Nehmen wir den vorbereiteten Konus und schauen die Gläser – nein, nicht durchs Mikroskop und nein, nicht wie mit dem Feldstecher – sondern durch den geometrischen Körper an, so sehen wir urplötzlich die integrale Staub-Form, zum Beispiel einen Schmetterling, in wunderbarer, verhaltener Farbigkeit. Es ist die von Schmid entwickelte konische Form, die das „Wunder“ bewirkt indem sie das durch die Dicke des Glases seitlich eindringende Licht bündelt und uns den Staub in „Regenbogen“-Farben, das heisst spektral gebrochen, zeigt.

Was mich neben der Präzision der Versuchs-Anordnung am meisten fasziniert, ist, dass der Schmetterling, von dem ich eben sprach, zu Lebzeiten vermutlich nicht blau war, wie ich ihn nun sehe, sondern dass die Lichtbrechung mir dies vorgaukelt.
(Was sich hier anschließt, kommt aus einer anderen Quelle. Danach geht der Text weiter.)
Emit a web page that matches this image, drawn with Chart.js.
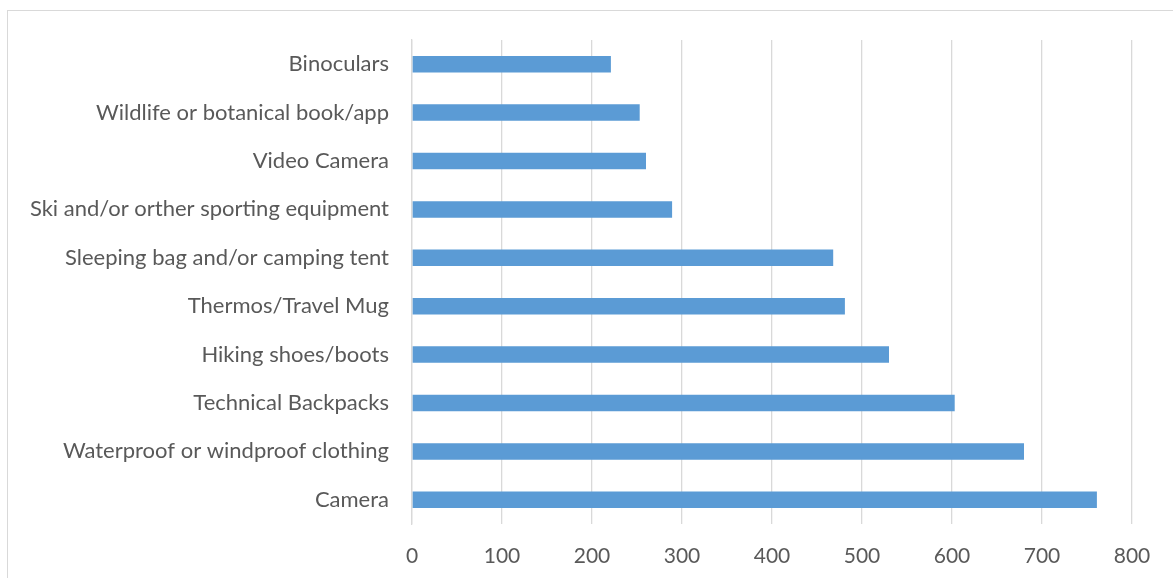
<!DOCTYPE html>
<html>
<head>
<meta charset="utf-8">
<script src="https://cdn.jsdelivr.net/npm/chart.js@4/dist/chart.umd.min.js"></script>
<style>
  html, body { margin: 0; padding: 0; background: #ffffff; overflow: hidden; }
  #frame { position: absolute; left: 7px; top: 10px; width: 1200px; height: 600px; border: 1px solid #d9d9d9; box-sizing: border-box; }
  #c { position: absolute; left: 0; top: 0; }
</style>
</head>
<body>
<div id="frame"></div>
<canvas id="c" width="1173" height="578"></canvas>
<script>
const categories = [
  "Binoculars",
  "Wildlife or botanical book/app",
  "Video Camera",
  "Ski and/or orther sporting equipment",
  "Sleeping bag and/or camping tent",
  "Thermos/Travel Mug",
  "Hiking shoes/boots",
  "Technical Backpacks",
  "Waterproof or windproof clothing",
  "Camera"
];
const values = [221, 253, 260, 289, 468, 481, 530, 603, 680, 761];
const xTicks = [0, 100, 200, 300, 400, 500, 600, 700, 800];

const FONT = "Lato, 'Open Sans', sans-serif";
const TEXT = "#595959";

new Chart(document.getElementById('c'), {
  type: 'bar',
  data: {
    labels: categories,
    datasets: [{
      data: values,
      backgroundColor: '#5b9bd5',
      borderWidth: 0,
      categoryPercentage: 1.0,
      barPercentage: 0.34
    }]
  },
  options: {
    indexAxis: 'y',
    responsive: false,
    animation: false,
    plugins: { legend: { display: false }, tooltip: { enabled: false } },
    layout: { padding: { left: 0, right: 41, top: 40, bottom: 0 } },
    scales: {
      x: {
        min: 0, max: 800,
        afterBuildTicks: (s) => { s.ticks = xTicks.map(v => ({ value: v })); },
        afterFit: (s) => { s.height = 54; },
        grid: { color: '#d9d9d9', lineWidth: 1.3, drawTicks: false },
        border: { display: false },
        ticks: { color: TEXT, font: { family: FONT, size: 21 }, padding: 20 }
      },
      y: {
        afterFit: (s) => { s.width = 412; },
        grid: { display: false, drawTicks: false },
        border: { display: true, color: '#d9d9d9', width: 1.3 },
        ticks: { color: TEXT, font: { family: FONT, size: 22 }, padding: 23 }
      }
    }
  }
});
</script>
</body>
</html>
Also einmal mehr aufzeigt, dass sehen immer etwas relatives, etwas momentanes ist und doch dahinter immer Gesetzmässigkeiten sind, die letztlich zu der für uns unfassbaren Dimension dessen führen, was die Welt im Innersten zusammenhält und vielleicht auch wieder zum „Geteilten Raum“ zurückführen.

Es gäbe non viel zu sagen, zu den heiteren Abdrucken von Webarbeiten von Lisa Stauffer auf den Gläsern der alten Passe-Partouts, die Lorenz Schmid als Hommage an die Künstlerin geschaffen hat, oder von den alten, gehäkelten Mandalas, deren Ornamentik wir nur sehen, wenn wir uns – einem Fotografen des 19. Jh. gleich – unter einem Tuch verstecken, um das seitlich eindringende Licht im Staub-Präparat zu sehen.

Doch, Sie alle haben ja jetzt Lust, selbst zu Forschenden im Bereich Textil, im Bereich Licht zu werden, also beende ich meine Ansprache und danke fürs Zuhören.